Energy is found everywhere in our universe, we use mechanical energy to do mechanical work every day. All the types of energy in our universe involve kinetic energy, potential energy or both. Some examples of energy are radiant energy, electrical energy, thermal energy, sound energy, etc (Fig. 1). Some many be worried that one day there will be no more energy in the universe, but it is proven that we will never run out of energy, in the sense that the energy we use will not be destroyed or created, this is called The Law of Conservation of Energy.
What is The Law of Conservation of Energy?
This law is defined as the “energy that is neither created nor destroyed; when energy is transformed from one form into another, no energy is lost.”

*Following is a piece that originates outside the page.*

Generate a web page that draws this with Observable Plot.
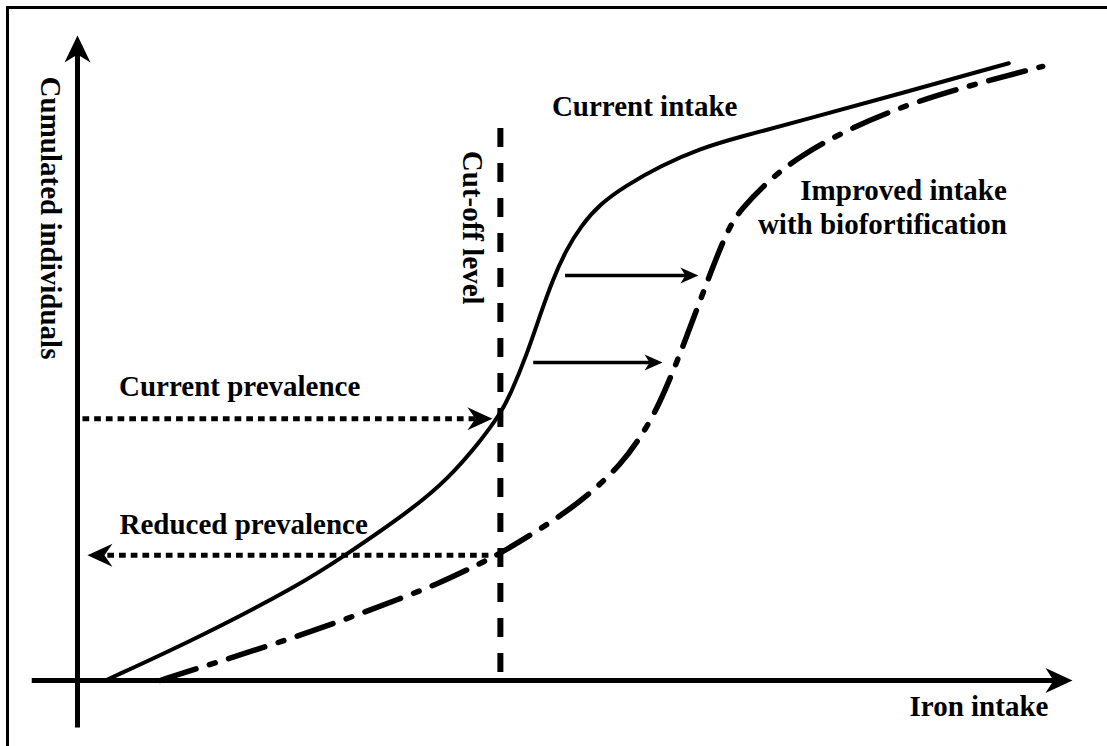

The total amount of energy in the universe never disappears, while new energy cannot be created out of nothing. The energy that is present can only be changed from one form to another. When this energy transformation happens no energy is lost, one form of energy is reduced by the same amount that the quantity of the other form/forms is increased, meaning that the total amount of energy stays constant.
For example, a light bulb (Fig.2) turns 100 J of electrical energy into 5 J of radiant energy and 95 J of thermal energy (side note: which is not very efficient!). This shows that no energy has been lost because 95 J + 5 J = 100 J. ( Nelson Physics 11 p. 237)
Not only is understanding The Law of Conservation of Energy very important, we must understand the factors in dealing with this law, that is potential and kinetic energy.
Potential energy is a form of energy an object possesses and this can be described as “stored” energy.
Kinetic energy is the form of energy an object possesses due to motion.
Watch this video to understand how kinetic energy and potential energy works with the law.
Once you have understood the law and how it relates to potential and kinetic energy, you have the ability to use the formula:
Em = Eg + Ek ( total mechanical energy = potential energy + kinetic energy)
This formula will help you solve problems that relate to the law of conservation of energy by finding the total mechanical energy at one point in motion of the object and relating it to the total mechanical energy at another point.